While their car charged, the Saxtons compared the reported state of charge on the quick charging station against the state of charge reported by the add-on SOC Meter.
They found as much as ten percent difference between what the charging station thought the car’s state of charge was, and how full the car actually was.
In other words, the charging station, talking to the Leaf over the communication bus built into the quick charge station, saw a higher state of charge than was actually present.
Some charging stations, like the ones the Saxtons used, allow users to set how full their car should be when charging stops. Set to default at 80 percent to minimize strain on the battery pack, the Saxtons set the station to deliver a 100 percent charge.
“Had I left the default 80 percent setting, the charge would have stopped when the reported SOC hit 80 percent,” wrote Tom Saxton on his blog. “But the car was really only 73 percent at that time. A requested 90 percent charge would have stopped at around 80 percent actual.”
At the moment, the reasons behind this overly optimistic charger-side state of charge reading are unknown, although we’ve noticed similar behavior with a variety of different makes of quick charging stations while using our own 2011 Leaf.

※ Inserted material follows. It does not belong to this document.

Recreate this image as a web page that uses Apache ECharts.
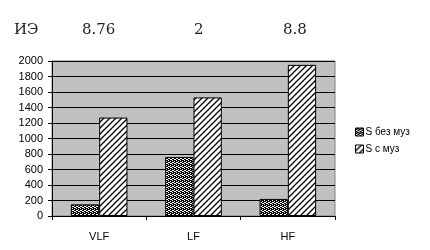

As the Saxtons point out, a difference of as much as 10 percent could be the difference between arriving home, or not arriving home.
To help drivers avoid quick charging pitfalls, the couple have penned this useful guide to quick charging.
Have you experienced overly optimistic state of charge readings at public quick charge stations with your Nissan Leaf or Mitsubishi i?
And what do you think the cause is? The car, the charging station, or something else?